SSRA 2.0: New Jersey Makes Changes to its Privatized Site Contamination Remediation Law

On Friday, August 23, 2019, Gov. Murphy signed into law an amendment to New Jersey’s 2009 Site Remediation Reform Act (SSRA)—a law that privatized many responsibilities previously handled by the New Jersey Department of Environmental Protection (NJDEP) concerning the remediation of contaminated sites. The SSRA created what is called the Licensed Site Remediation Professional (LSRP) program; LSRPs are experienced, private sector environmental professionals that are licensed by the state and hired by Responsible Parties (RPs) to direct and oversee environmental investigations and remedial action in New Jersey.

The new updated law, dubbed SSRA 2.0, implements a number of changes. It broadens vapor intrusion investigations and reporting requirements to include unoccupied structures through the amendment to the definition of “Immediate Environmental Concern (IEC)”—a term that is meant to identify environmental conditions that represent an immediate threat to human health and the environment. It also provides changes to reporting obligations that LSRPs follow. LSRPs are now required to report any discharge at any part of a site—not just the area for which the LSRP was retained—when specific knowledge of the discharge is obtained.  

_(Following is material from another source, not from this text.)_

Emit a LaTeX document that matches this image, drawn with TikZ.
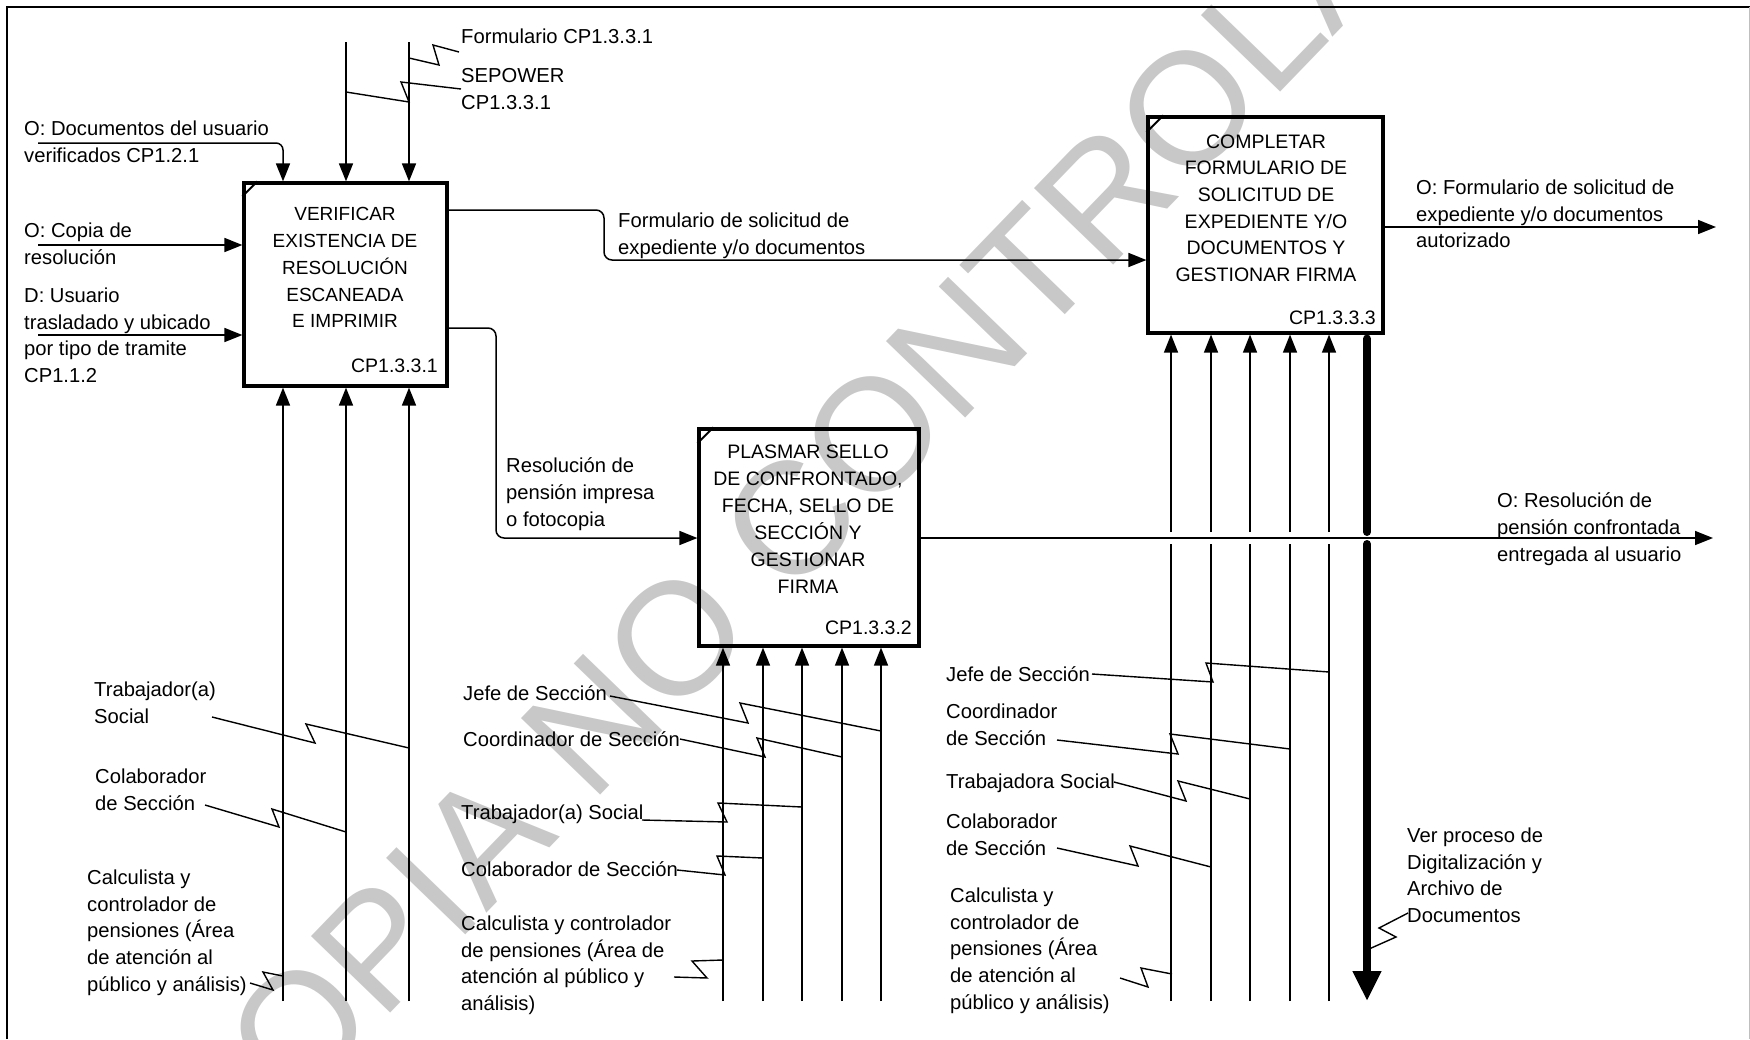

Other changes that concern NJDEP’s oversight responsibilities: there is now a mechanism that allows for modification to the direct oversight requirements. Particularly, the new law allows for flexibility in circumstances where there is a sufficient showing of financial hardship because of direct oversight, and where there is a delay in conducting the remediation because of public emergencies. It also formalizes a rule that oversight follows the land “regardless of who owns the property, and regardless of whether there is a transfer of ownership of the property.”

The amendments also adopt a new requirement that non-LSRPs are not permitted to perform remediation without the oversight of an LSRP (with limited exception: heating oil tanks; and assessments for all appropriate inquiry into the previous ownership and uses of the site). SRRA 2.0 also permits the person responsible for the remediation to establish a surety bond as a remediation funding source, and it also includes earlier notice requirements to municipalities and county health departments (i.e., prior to remedial investigation as opposed to remedial action). Lastly, the new law requires NJDEP to encourage the use of green and sustainable practices during remediation.

A sponsor of the law, Sen. Bob Smith, says that SRRA 2.0 will “…streamline the number of sites that can be remediated and create better outcomes for everyone.” A major supporter of the law, he indicated that the program is responsible for the cleanup of more than 14,000 contaminated sites. Another sponsor of the law, Sen. Greenstein, applauded expected improved efficiencies of SSRA 2.0: “After ten years of remediating sites, it was clear the original SSRA could be improved. Updating this law will allow for more sites to be remediated at a more efficient rate.” SSRA 2.0 is just another example of how the Garden State continues to lead the nation in innovative remedial cleanup processes.